Exercise task. Leave the pictures out. Return all other data exactly.

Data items
— begin —

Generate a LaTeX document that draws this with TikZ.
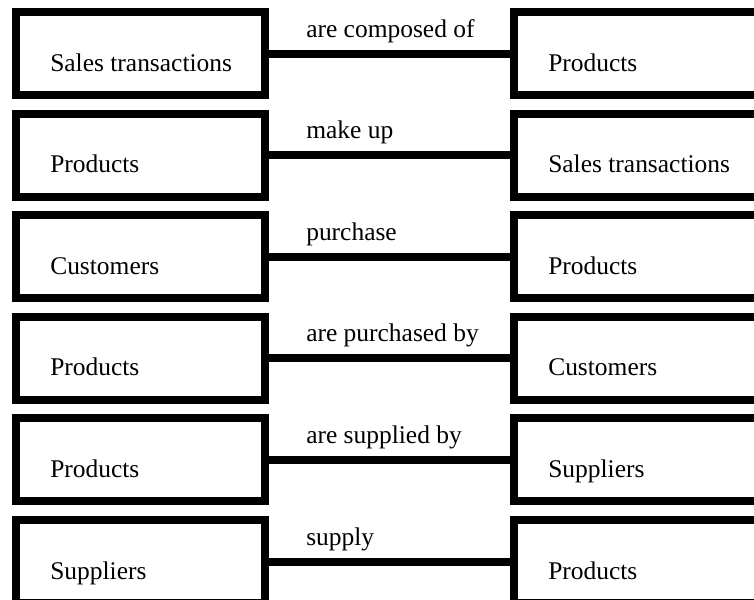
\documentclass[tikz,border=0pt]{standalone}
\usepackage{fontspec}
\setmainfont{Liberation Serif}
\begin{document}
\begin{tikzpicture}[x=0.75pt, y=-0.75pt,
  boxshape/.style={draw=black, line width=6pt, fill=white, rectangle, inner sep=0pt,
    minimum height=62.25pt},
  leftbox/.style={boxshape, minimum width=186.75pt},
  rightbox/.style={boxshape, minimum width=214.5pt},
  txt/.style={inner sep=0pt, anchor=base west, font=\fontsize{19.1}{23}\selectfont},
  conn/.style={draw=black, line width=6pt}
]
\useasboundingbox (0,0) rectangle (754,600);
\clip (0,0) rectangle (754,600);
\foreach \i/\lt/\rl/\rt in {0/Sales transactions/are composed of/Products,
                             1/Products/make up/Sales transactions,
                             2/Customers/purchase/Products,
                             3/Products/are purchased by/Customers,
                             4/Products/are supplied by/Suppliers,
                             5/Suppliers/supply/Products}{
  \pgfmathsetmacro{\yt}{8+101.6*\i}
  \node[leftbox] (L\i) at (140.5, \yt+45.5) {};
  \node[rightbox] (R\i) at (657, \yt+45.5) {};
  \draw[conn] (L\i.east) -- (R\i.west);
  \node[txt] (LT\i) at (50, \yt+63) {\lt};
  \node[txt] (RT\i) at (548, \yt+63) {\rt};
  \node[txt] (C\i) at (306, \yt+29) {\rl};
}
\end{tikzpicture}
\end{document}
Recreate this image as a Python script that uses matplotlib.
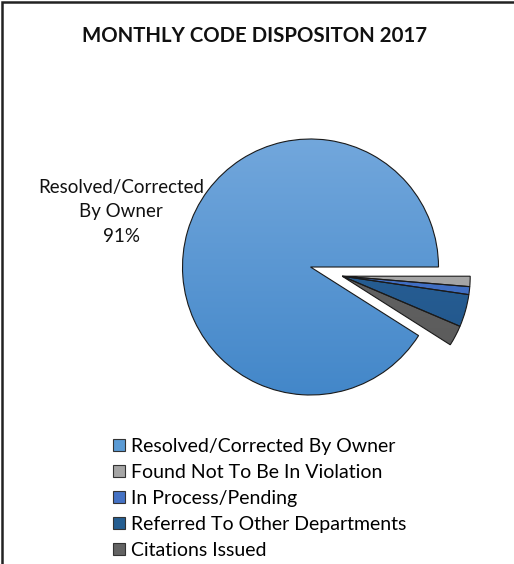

— end —

The result.
Generate a LaTeX document that draws this with TikZ.
\documentclass[tikz,border=0pt]{standalone}
\usepackage{fontspec}
\setmainfont{Liberation Serif}
\begin{document}
\begin{tikzpicture}[x=0.75pt, y=-0.75pt,
  boxshape/.style={draw=black, line width=6pt, fill=white, rectangle, inner sep=0pt,
    minimum height=62.25pt},
  leftbox/.style={boxshape, minimum width=186.75pt},
  rightbox/.style={boxshape, minimum width=214.5pt},
  txt/.style={inner sep=0pt, anchor=base west, font=\fontsize{19.1}{23}\selectfont},
  conn/.style={draw=black, line width=6pt}
]
\useasboundingbox (0,0) rectangle (754,600);
\clip (0,0) rectangle (754,600);
\foreach \i/\lt/\rl/\rt in {0/Sales transactions/are composed of/Products,
                             1/Products/make up/Sales transactions,
                             2/Customers/purchase/Products,
                             3/Products/are purchased by/Customers,
                             4/Products/are supplied by/Suppliers,
                             5/Suppliers/supply/Products}{
  \pgfmathsetmacro{\yt}{8+101.6*\i}
  \node[leftbox] (L\i) at (140.5, \yt+45.5) {};
  \node[rightbox] (R\i) at (657, \yt+45.5) {};
  \draw[conn] (L\i.east) -- (R\i.west);
  \node[txt] (LT\i) at (50, \yt+63) {\lt};
  \node[txt] (RT\i) at (548, \yt+63) {\rt};
  \node[txt] (C\i) at (306, \yt+29) {\rl};
}
\end{tikzpicture}
\end{document}
Recreate this image as a Python script that uses matplotlib.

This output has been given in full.